Sur le sceau figurent les inscriptions suivantes : Sigillum burgensium (arg)entinensis.civitatis et, sur les voussures : virgo roga prol q pleb serv et urbem.
Il représente la vierge protectrice de la ville, auréolée, assise, tenant en dextre le sceptre fleurdelisé et soutenant sur son genou gauche l’enfant Jésus auréolé, les deux bras en position de bénédiction, la dextre ouverte et la sénestre portant la pomme céleste.
L’ensemble est placé sous trois voussures architecturales supportées par deux coloones : la partie architecturale accotant et surmontant les voussures, les deux tours d’enceinte de la ville et au centre un édifice religieux flanqué de deux tours.

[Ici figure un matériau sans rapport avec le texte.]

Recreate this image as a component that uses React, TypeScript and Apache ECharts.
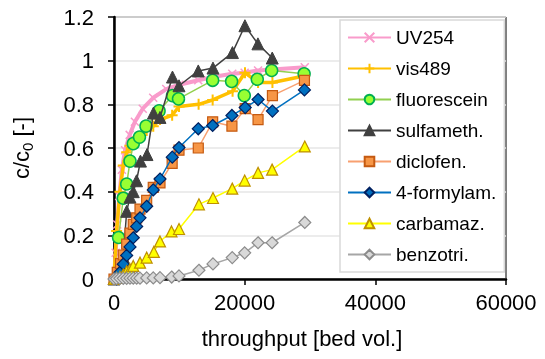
import React, { useEffect, useRef } from "react";
import * as echarts from "echarts";

const FONT = "Liberation Sans, Arial, sans-serif";

const seriesNames = ["UV254", "vis489", "fluorescein", "sulfameth.", "diclofen.", "4-formylam.", "carbamaz.", "benzotri."];

const xTicks = [0, 20000, 40000, 60000];
const yTicks = [0, 0.2, 0.4, 0.6, 0.8, 1, 1.2];

const xUV = [0, 250, 500, 800, 1200, 1700, 2400, 3200, 4400, 6000, 8000, 10000, 12900, 15100, 18100, 20000, 22050, 24200, 29200];
const yUV = [0, 0.12, 0.25, 0.38, 0.5, 0.59, 0.66, 0.72, 0.78, 0.83, 0.87, 0.89, 0.91, 0.925, 0.94, 0.945, 0.955, 0.96, 0.97];

const xVis = [0, 400, 900, 1420, 1940, 2450, 2950, 3470, 3980, 5000, 6010, 7040, 8900, 9950, 12950, 15100, 18150, 20050, 22050, 24250, 29100];
const yVis = [0, 0.22, 0.4, 0.52, 0.58, 0.61, 0.63, 0.64, 0.65, 0.68, 0.7, 0.73, 0.75, 0.79, 0.8, 0.82, 0.86, 0.945, 0.9, 0.9, 0.93];

const xFl = [700, 1420, 1940, 2450, 2950, 3900, 4900, 6900, 8950, 9870, 15100, 18000, 19940, 21930, 24130, 29100];
const yFl = [0.19, 0.37, 0.435, 0.54, 0.62, 0.65, 0.7, 0.77, 0.84, 0.825, 0.91, 0.905, 0.84, 0.915, 0.955, 0.94];

const xSu = [0, 900, 1420, 1940, 2450, 2950, 3450, 4050, 5050, 6040, 7040, 8950, 9950, 12900, 15150, 18130, 20040, 22030, 24220];
const ySu = [0, 0.03, 0.1, 0.31, 0.375, 0.4, 0.45, 0.54, 0.57, 0.76, 0.74, 0.925, 0.885, 0.953, 0.966, 1.037, 1.16, 1.077, 1.012];

const xDi = [0, 500, 1000, 1420, 1940, 2450, 2950, 3470, 3980, 5000, 6010, 7040, 8900, 9950, 12900, 15100, 18050, 20080, 22050, 24250, 29150];
const yDi = [0, 0.03, 0.07, 0.11, 0.16, 0.21, 0.25, 0.28, 0.32, 0.36, 0.42, 0.44, 0.53, 0.59, 0.6, 0.72, 0.7, 0.78, 0.73, 0.84, 0.91];

const xFo = [400, 900, 1420, 1940, 2450, 2950, 3470, 3980, 5000, 6010, 7040, 8920, 9950, 12900, 15100, 18050, 20080, 22050, 24250, 29150];
const yFo = [0, 0.03, 0.068, 0.108, 0.147, 0.189, 0.241, 0.28, 0.333, 0.408, 0.458, 0.558, 0.602, 0.688, 0.703, 0.749, 0.785, 0.822, 0.769, 0.866];

const xCa = [0, 400, 900, 1420, 1940, 2450, 2950, 3980, 5000, 6100, 7040, 8800, 9950, 13000, 15150, 18100, 20000, 22050, 24200, 29200];
const yCa = [0, 0.005, 0.01, 0.02, 0.035, 0.045, 0.06, 0.075, 0.098, 0.124, 0.172, 0.218, 0.229, 0.342, 0.371, 0.414, 0.451, 0.486, 0.501, 0.607];

const xBe = [0, 400, 900, 1420, 1940, 2450, 2950, 3470, 3980, 5000, 6010, 7040, 8830, 9950, 13000, 15150, 18100, 20000, 22050, 24200, 29200];
const yBe = [0, 0.002, 0.003, 0.003, 0.003, 0.004, 0.004, 0.004, 0.004, 0.005, 0.005, 0.006, 0.009, 0.014, 0.04, 0.069, 0.098, 0.12, 0.166, 0.166, 0.259];

const zip = (xs: number[], ys: number[]) => xs.map((x, i) => [x, ys[i]]);

const CROSS = "path://M0,0L10,10M10,0L0,10";
const PLUS = "path://M5,0L5,10M0,5L10,5";

export default function App() {
  const ref = useRef<HTMLDivElement>(null);
  useEffect(() => {
    if (!ref.current) return;
    const chart = echarts.init(ref.current, null, { renderer: "svg" });
    const mk = (
      i: number,
      data: number[][],
      lineColor: string,
      lineWidth: number,
      symbol: string,
      symbolSize: number,
      fill: string,
      border: string,
      borderWidth: number
    ) => ({
      name: seriesNames[i],
      type: "line",
      data,
      symbol,
      symbolSize,
      showAllSymbol: true,
      lineStyle: { color: lineColor, width: lineWidth },
      itemStyle: { color: fill, borderColor: border, borderWidth },
      emphasis: { disabled: true },
      z: 2 + i,
    });
    chart.setOption({
      animation: false,
      grid: { left: 114, right: 39, top: 17, bottom: 80, show: true, borderColor: "#000", borderWidth: 1, backgroundColor: "transparent" },
      legend: {
        orient: "vertical",
        left: 340,
        top: 20,
        padding: [8, 8, 8, 7],
        itemGap: 12,
        itemWidth: 43,
        itemHeight: 12,
        backgroundColor: "#fff",
        borderColor: "#d9d9d9",
        borderWidth: 1.5,
        textStyle: { fontSize: 19, color: "#000", fontFamily: FONT },
        data: seriesNames,
      },
      xAxis: {
        type: "value",
        min: xTicks[0],
        max: xTicks[xTicks.length - 1],
        interval: xTicks[1] - xTicks[0],
        axisLine: { show: true, onZero: false, lineStyle: { color: "#000", width: 2.5 } },
        axisTick: { show: true, length: 6, lineStyle: { color: "#000", width: 1.5 } },
        axisLabel: { color: "#000", fontSize: 22, fontFamily: FONT, margin: 12, formatter: (v: number) => String(v) },
        splitLine: { show: false },
        name: "throughput [bed vol.]",
        nameLocation: "middle",
        nameGap: 48,
        nameTextStyle: { color: "#000", fontSize: 22, fontFamily: FONT, padding: [0, 16, 0, 0] },
      },
      yAxis: {
        type: "value",
        min: yTicks[0],
        max: yTicks[yTicks.length - 1],
        interval: 0.2,
        axisLine: { show: true, onZero: false, lineStyle: { color: "#000", width: 2.5 } },
        axisTick: { show: true, length: 6, lineStyle: { color: "#000", width: 1.5 } },
        axisLabel: {
          color: "#000",
          fontSize: 22,
          fontFamily: FONT,
          margin: 20,
          formatter: (v: number) => String(Math.round(v * 10) / 10),
        },
        splitLine: { show: true, lineStyle: { color: "#e6e6e6", width: 1.5 } },
        name: "{n|c/c}{s|0}{n| [-]}",
        nameLocation: "middle",
        nameGap: 79,
        nameTextStyle: {
          color: "#000",
          fontFamily: FONT,
          fontSize: 22,
          rich: {
            n: { fontSize: 22, fontFamily: FONT, color: "#000", lineHeight: 28, verticalAlign: "middle" },
            s: { fontSize: 15, fontFamily: FONT, color: "#000", lineHeight: 28, verticalAlign: "bottom" },
          },
        },
      },
      series: [
        mk(0, zip(xUV, yUV), "#F99BCB", 4, CROSS, 8, "#F99BCB", "#F99BCB", 1.5),
        mk(1, zip(xVis, yVis), "#FFC000", 3.5, PLUS, 11, "#FFC000", "#FFC000", 2),
        mk(2, zip(xFl, yFl), "#92D050", 1.5, "circle", 12, "#99FF33", "#00B050", 1.5),
        mk(3, zip(xSu, ySu), "#404040", 1.5, "triangle", 12, "#404040", "#404040", 1),
        mk(4, zip(xDi, yDi), "#F8A070", 1.5, "rect", 10, "#F79646", "#C55A11", 1.2),
        mk(5, zip(xFo, yFo), "#0070C0", 1.5, "diamond", 12, "#0070C0", "#002060", 1.2),
        mk(6, zip(xCa, yCa), "#FFFF00", 1.5, "triangle", 11, "#FFFF00", "#BF9000", 1.2),
        mk(7, zip(xBe, yBe), "#A6A6A6", 1.5, "diamond", 12, "#D9D9D9", "#8C8C8C", 1.2),
      ],
    });
    return () => chart.dispose();
  }, []);
  return <div ref={ref} style={{ position: "fixed", left: 0, top: 0, width: 545, height: 359 }} />;
}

D’après Charles Haudot, dossier CRDP Vivre en Alsace, 1983-1984.
Six kreutzer
Pièce de monnaie Strasbourg, fin XIVe-dbt XVe siècle
Photo et coll. BNU Strasbourg (ref. 827444)
Le fait de frapper monnaie constitue un autre élément attestant de la liberté de Strasbourg et de sa souveraineté. Les premières pièces (pfennig) portent la fleur de lis, qui est le symbole de Strasbourg depuis le XIVe siècle (avant quoi figurait un ange).
La pièce de monnaie ci-contre représente six kreutzer de la ville de Strasbourg. Le type représente une fleurdelisée au droit, et un lis au revers.
Chacune des deux légendes circulaires est inscrite en écriture gothique et est entourée d'un double cercle perlé. Au centre se trouve une croix pattée, qui coupe la légende intérieure. Il est possible de lire : GLORIA (petite fleur) IN (petite fleur) EXCELSIS (petite fleur) DEO (petite fleur) ET (petite fleur) IN / TERR - A (petite fleur) PA - X (petite fleur) HOI - NIBZ puis GROSSVS (petite fleur de lis) ARGENTINENSIS.
Dès la fin du XIVe siècle, la monnaie strasbourgeoise est concurrencée par une monnaie d’or, le florin rhénan (gulden) et dépréciée par les faussaires. Devant ces menaces le conseil prit la décision de diminuer le poids de la pièce sans en modifier le titre. En même temps des mesures strictes furent prises pour éliminer les pièces fausses ou défectueuses.